Forbes has added legendary magician David Copperfield to its “Ones To Watch” list, where it puts people likely to make it to the magazine’s list of the 400 richest Americans. After more than a decade spent performing in Las Vegas and many years of world tours, Copperfield has built an empire worth an estimated $800 million, according to Forbes, and is fast-approaching the rare self-made celebrity billionaire status—an accomplishment that Oprah Winfrey is the only other entertainer to have achieved thus far. (The least rich person on the Forbes 400 is currently worth $1.3 billion.)
But even if Copperfield doesn’t manage to join Oprah in that distinction, he can relish in another, quirkier honor: Over the past 20-odd years, Copperfield has quietly, and rather amazingly, amassed the world’s largest collection of magic memorabilia.
Held in a 40,000 square foot warehouse—fittingly equipped with a secret entrance door—the collection includes over 150,000 artifacts Copperfield claims to have spent more than $200 million to acquire.
The virtually endless collection of memorabilia ranges from posters of playbills, to magazine covers, trophies, puppets, clocks, and automatons. His very first purchase, made back in 1991, was the 80,000-piece, 15,000-volume Mulholland Library, which he bought for $2.2 million. Some of the most impressive holdings include the world’s largest collections of Harry Houdini, Georges Melies, and Jean Eugene Robert-Houdin memorabilia, the sole surviving poster of Herrmann the Great, worth more than $60,000, and a machine called the Singing Lesson, which is worth $1 million.

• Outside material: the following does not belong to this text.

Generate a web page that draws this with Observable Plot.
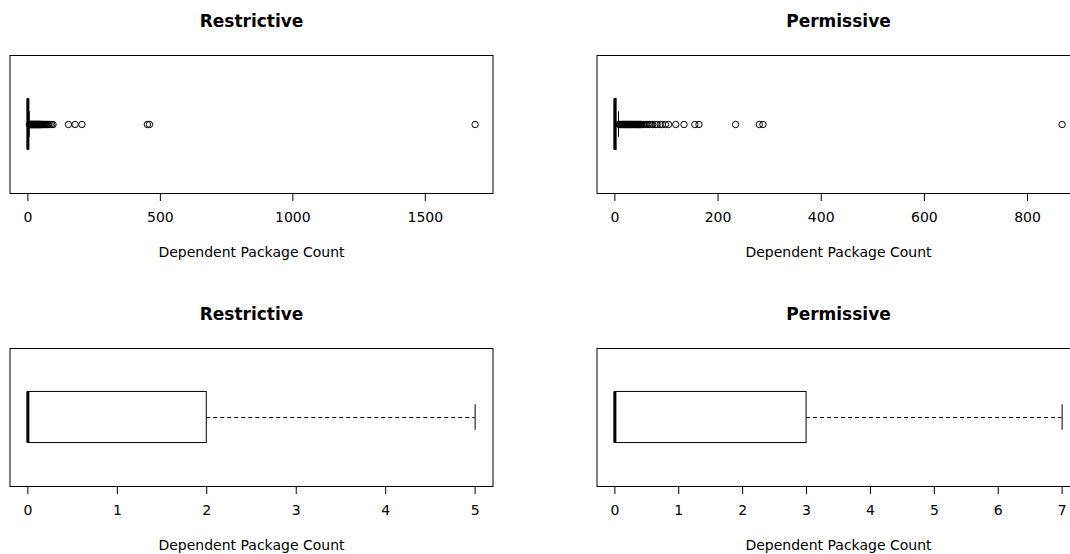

Copperfield rarely allows anyone outside of close friends, fellow magicians and the occasional media person to enter his magic emporium. Oprah is among the few to have seen it. Here’s a video from last year:
Copperfield recently announced his plans to return to stage after several years spent on the sidelines. Which could mean he’s intent on continuing to build his massive magic emporium.